The grouse—at least six of them—flushed in a raucous wave of wingbeats 20 yards out front. Sage grouse are large, and they are not all that quick. I picked one sailing straight away, raised the muzzles of my gun and fired. And missed. I paused, shocked. My shot had been perfect! I hesitated, decided that the bird was now out of range, chose a closer bird quartering right to left, swung past it and fired again. Nary a feather disturbed that I could see. I stared after the flock’s departure, unbelieving. There went my sage grouse toward distant hills. I didn’t lower the gun for the longest time.
For this unfortunate series of events, I have better than my mental image as memory: On my way up to the dogs I had put my camera on rapid-fire and handed it to Brent. “Hold the button down as long as there’s something happening,” I’d told him. And there it is: North America’s largest grouse—frozen in midair with its wings fully spread, hanging out in front of me like a hovering kite, my gun pointing right at it.
Ha! I love that picture!
Ed Carroll is Shooting Sportsman’s Associate Editor.
Homes on the Ranch
After three days of hunting, fishing and exploring the grounds at Meriwether Ranch and three nights as the first guest in one of the ranch’s newly completed Sportsman’s Residences, I can say without a doubt that if I could, I would. On an editor’s salary, though . . . let’s just say that I was lucky to get the invitation to Meriwether.
Launched in late 2006, the ranch is the brainchild of Managing Member David Ellingson, who grew up around a construction company run by his father and is a senior partner in Nebraska’s largest CPA firm. Ellingson bought the ranch in 2001, becoming just the fourth owner since the land was homesteaded in 1854.
The project lays gently on its site, with about 90 percent of the land slated for a conservation easement and minimal impact along the Big Hole River. The plan calls for development on just 10 percent of the ranch’s 724 deeded acres, with 34 home sites split equally between one-acre custom-home parcels and fractional ownership Riverfront Residences and smaller Sportsman’s Residences. Customers buying a lot for their private residence will build homes for their personal use, while Meriwether’s Private Residence Club bestows partial ownership of one of the Residences, at least three weeks’ stay each year and full use of the ranch facilities. The accommodations I stayed in were equipped, furnished and finished with great thought as a truly maintenance-free vacation getaway for a family or group of shooting or fishing friends.

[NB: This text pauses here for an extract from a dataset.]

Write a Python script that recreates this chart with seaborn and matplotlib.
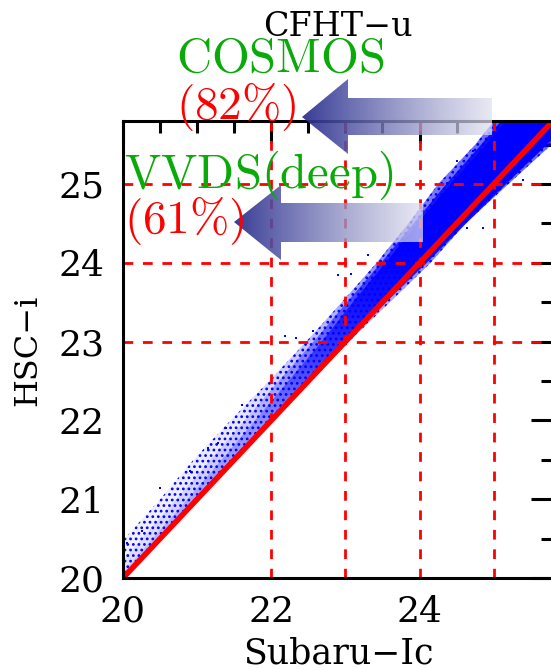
import numpy as np
import matplotlib
matplotlib.use("Agg")
import matplotlib.pyplot as plt
import seaborn as sns
from matplotlib.patches import Polygon
from matplotlib.ticker import FixedLocator, MultipleLocator

# ---------------- data ----------------
ref_line_ic = [20.0, 25.8]
ref_line_hsc = [20.0, 25.8]

# envelope of the point cloud at three density levels, per HSC-i value
band_hsc = [20.0, 20.5, 21.0, 21.5, 22.0, 22.5, 23.0, 23.5, 24.0, 24.5, 25.0, 25.5, 25.8]
sparse_ic_left = [19.55, 20.02, 20.5, 20.95, 21.45, 21.97, 22.47, 22.95, 23.42, 23.85, 24.25, 24.75, 25.0]
sparse_ic_right = [20.02, 20.52, 21.02, 21.52, 22.03, 22.53, 23.05, 23.6, 24.15, 24.62, 25.2, 25.78, 26.1]
mid_ic_left = [19.8, 20.25, 20.72, 21.18, 21.64, 22.1, 22.57, 23.02, 23.48, 23.92, 24.36, 24.83, 25.1]
mid_ic_right = [20.0, 20.5, 21.0, 21.5, 22.0, 22.5, 23.02, 23.55, 24.1, 24.63, 25.17, 25.72, 26.1]
dense_ic_left = [19.93, 20.4, 20.87, 21.33, 21.78, 22.23, 22.68, 23.1, 23.54, 23.97, 24.42, 24.9, 25.17]
dense_ic_right = [20.0, 20.5, 21.0, 21.5, 22.0, 22.5, 23.0, 23.53, 24.08, 24.6, 25.15, 25.7, 26.05]

# individual scattered points outside the bulk
outlier_ic = [20.5, 20.92, 21.15, 21.28, 21.39, 20.9, 22.18, 22.33, 22.56, 22.9, 23.07,
              24.5, 24.72, 24.85, 24.64, 20.05, 20.25, 21.6, 23.3, 25.4]
outlier_hsc = [21.14, 21.34, 21.65, 21.71, 21.91, 21.36, 23.07, 23.05, 23.14, 23.84, 23.86,
               25.29, 25.42, 24.44, 24.44, 20.45, 20.6, 22.2, 24.1, 25.05]

grid_x = [22, 23, 24, 25]
grid_y = [23, 24, 25]
x_major = [20, 22, 24]
y_major = [20, 21, 22, 23, 24, 25]
x_label = "Subaru\u2212Ic"
y_label = "HSC\u2212i"
title = "CFHT\u2212u"
ann_names = [r"$\mathrm{COSMOS}$", r"$\mathrm{VVDS(deep)}$"]
ann_pct = [r"$\mathrm{(82\%)}$", r"$\mathrm{(61\%)}$"]

# ---------------- figure ----------------
W, H = 551, 670
sns.set_theme(style="white")
plt.rcParams["font.family"] = ["DejaVu Serif", "DejaVu Sans"]
plt.rcParams["mathtext.fontset"] = "cm"
plt.rcParams["hatch.linewidth"] = 1.2

fig = plt.figure(figsize=(W / 100, H / 100), dpi=100)
ax = fig.add_axes([123 / W, 92 / H, 430 / W, 457 / H])


def shaded_band(left, right, alphas, z):
    coll = ax.fill_betweenx(band_hsc, left, right, facecolor="none", linewidth=0, zorder=z)
    path = coll.get_paths()[0]
    ys = np.linspace(20, 25.8, 300)
    a = np.interp(ys, [20, 22, 23.3, 24.3, 25.8], alphas)
    img = np.zeros((300, 1, 4))
    img[:, 0, 2] = 1.0
    img[:, 0, 3] = a
    im = ax.imshow(img, extent=(19.5, 26.2, 20, 25.8), origin="lower", aspect="auto",
                   interpolation="bilinear", zorder=z)
    im.set_clip_path(path, transform=ax.transData)


shaded_band(sparse_ic_left, sparse_ic_right, [0.05, 0.09, 0.3, 0.5, 0.6], 2.0)
shaded_band(mid_ic_left, mid_ic_right, [0.07, 0.15, 0.5, 0.8, 0.9], 2.1)
shaded_band(dense_ic_left, dense_ic_right, [0.12, 0.28, 0.7, 0.97, 1.0], 2.2)
ax.fill_betweenx(band_hsc, sparse_ic_left, sparse_ic_right, facecolor="none",
                 edgecolor="blue", hatch="...", linewidth=0, zorder=2.3)
sns.scatterplot(x=outlier_ic, y=outlier_hsc, color="blue", s=3, marker="s",
                linewidth=0, ax=ax, zorder=3)

# grid
for gx in grid_x:
    ax.axvline(gx, color="red", lw=2.0, ls=(0, (3.5, 3.5)), zorder=4)
for gy in grid_y:
    ax.axhline(gy, color="red", lw=2.0, ls=(0, (3.5, 3.5)), zorder=4)

# one-to-one line
sns.lineplot(x=ref_line_ic, y=ref_line_hsc, color="red", lw=4.0, ax=ax, zorder=5)

ax.set_xlim(20, 25.8)
ax.set_ylim(20, 25.8)
ax.xaxis.set_major_locator(FixedLocator(x_major))
ax.xaxis.set_minor_locator(MultipleLocator(0.5))
ax.yaxis.set_major_locator(FixedLocator(y_major))
ax.yaxis.set_minor_locator(MultipleLocator(0.5))
ax.tick_params(which="both", direction="in", top=True, right=True, width=2.2,
               color="black", labelsize=26, labelcolor="black")
ax.tick_params(which="major", length=16)
ax.tick_params(which="minor", length=8.5)
ax.tick_params(axis="x", which="major", pad=12)
ax.tick_params(axis="y", which="major", pad=13)
for s in ax.spines.values():
    s.set_color("black")
    s.set_linewidth(2.2)
    s.set_zorder(6)
ax.set_xlabel("")
ax.set_ylabel("")

# ---------------- overlay (arrows and annotations, pixel coordinates) ----------------
ov = fig.add_axes([0, 0, 1, 1], zorder=10)
ov.patch.set_alpha(0)
ov.axis("off")


def grad_arrow(tip_x, tip_y, head_x, head_top, head_bot, shaft_top, shaft_bot, tail_x):
    verts = [(tip_x, tip_y), (head_x, head_top), (head_x, shaft_top), (tail_x, shaft_top),
             (tail_x, shaft_bot), (head_x, shaft_bot), (head_x, head_bot)]
    poly = Polygon(verts, closed=True, facecolor="none", edgecolor="none")
    ov.add_patch(poly)
    t = np.linspace(0, 1, 256)
    c0 = np.array([0.15, 0.17, 0.55])
    c1 = np.array([0.88, 0.88, 0.94])
    rgb = c0[None, :] * (1 - t)[:, None] + c1[None, :] * t[:, None]
    alpha = 0.92 - 0.2 * t
    img = np.concatenate([rgb, alpha[:, None]], axis=1)[None, :, :]
    im = ov.imshow(img, extent=(tip_x, tail_x, head_bot, head_top), aspect="auto",
                   interpolation="bilinear", zorder=1)
    im.set_clip_path(poly)


grad_arrow(302, 117, 348, 79, 154, 98, 135, 492)
grad_arrow(234, 222, 281, 185, 260, 203, 242, 423)

ov.text(338, 36, title, ha="center", va="baseline", fontsize=24, color="black", zorder=2)
ov.text(176, 72, ann_names[0], ha="left", va="baseline", fontsize=35, color="#0aaa0a", zorder=3)
ov.text(176, 119, ann_pct[0], ha="left", va="baseline", fontsize=34, color="red", zorder=3)
ov.text(124, 188, ann_names[1], ha="left", va="baseline", fontsize=35, color="#0aaa0a", zorder=3)
ov.text(124, 233, ann_pct[1], ha="left", va="baseline", fontsize=34, color="red", zorder=3)

ov.text(338, 664, x_label, ha="center", va="baseline", fontsize=25, color="black")
ov.text(28, 350, y_label, ha="center", va="center", rotation=90, fontsize=23, color="black")

ov.set_xlim(0, W)
ov.set_ylim(H, 0)

fig.savefig("out.png", dpi=100)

Among the many amenities planned or ready for owner-members at Meriwether are: the use of 8,000 acres of private upland bird habitat nearby, sporting clays and shooting facilities, an equestrian center, a 4,000-square-foot main lodge, access to nearly endless adjoining public lands, and a sportsman’s concierge to help book local guides like Brent Taylor or plan other adventures, including excellent waterfowling and big-game hunting. Of course the fishing within a reasonable drive—or walk—is among the best in the country.